Some are already cashing in. Among them is Quizlet, a free digital flashcard and study tool site, which just raised $30 million in a series C round of financing that values the company at more than $1 billion.
In Silicon Valley parlance, that makes Quizlet a unicorn. But CEO Matt Glotzbach doesn’t want to be an imaginary flying horse. He prefers the analogy of a camel.
“They can survive in the harshest environments,” Glotzback told EdSurge. “They can go for long periods without food and water.”
And: “When camels do get to a watering spot, they can guzzle water faster than any other animal on the planet. But they make it last.”

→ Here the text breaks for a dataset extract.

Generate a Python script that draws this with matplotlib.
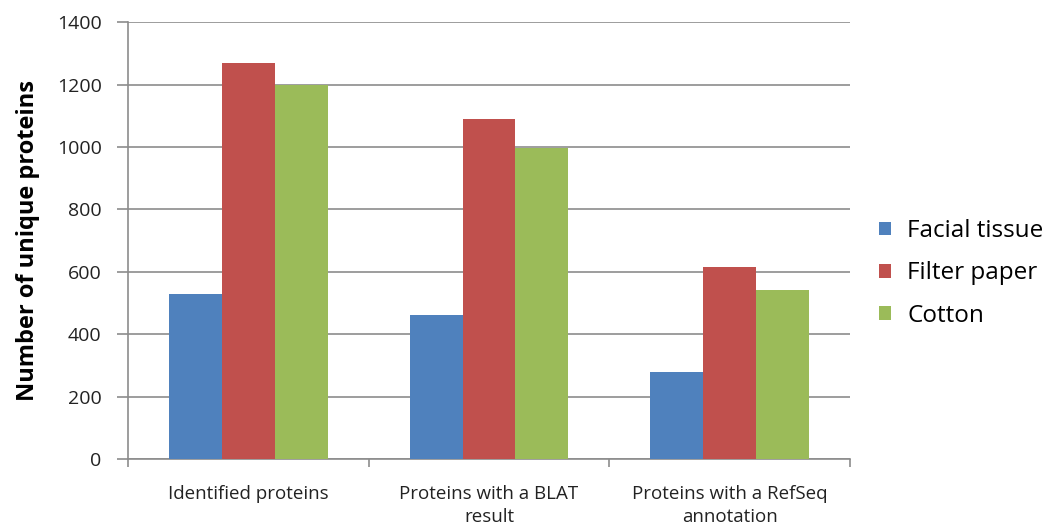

Quizlet joins a small but growing group of ed tech unicorns, including ByJu, an Indian tutoring company now worth close to $6 billion, and Yuanfudao, a Chinese online homework and tutoring platform that in March raised $1 billion, the largest amount of capital ever raised in a single round by an education company anywhere in the world. In April, Coursera, the US-based online platform offering courses and credentials from more than 150 universities, raised $103 million, bringing it to a value of more than $1.7 billion.
Venture capital for ed tech has grown 14 times in the last decade, from $500 million in 2010 to $7 billion in 2019, according to HolonIQ, a market intelligence firm (it peaked in 2018 at $8.2 billion). That’s less than one-tenth of the overall venture market, which was about $100 billion in 2018, according to CB Insights.
Over the past decade, China attracted 50% of all the VC funds for ed tech, compared to 20% for the US and 10% for India. Europe represented only 8%.
Quizlet’s success may be due to its simple logic and slow growth. It was founded in 2005 by Andrew Sutherland, a 15-year-old East Bay high-school student who was trying to pass a French class. His dad offered to make him flashcards, but he opted to write a program for online flashcards. He aced the test, his friends loved the tool, and the company was born. It grew slowly with no venture capital or outside money and was profitable by 2009, Edsurge writes. In 2015, with 40 million monthly users, it raised $12 million in a series A round.
The camel metaphor apparently comes from VC Alex Lazarow, author of Out-Innovate: How Global Entrepreneurs – from Delhi to Detroit – Are Rewriting the Rules of Silicon Valley. His philosophy challenges the growth-at-any-cost mindset, calling instead for slow and steady growth, accompanied by cost management. As online education companies race to meet rising demand, picking the camel over the unicorn may well be a counterintuitive choice.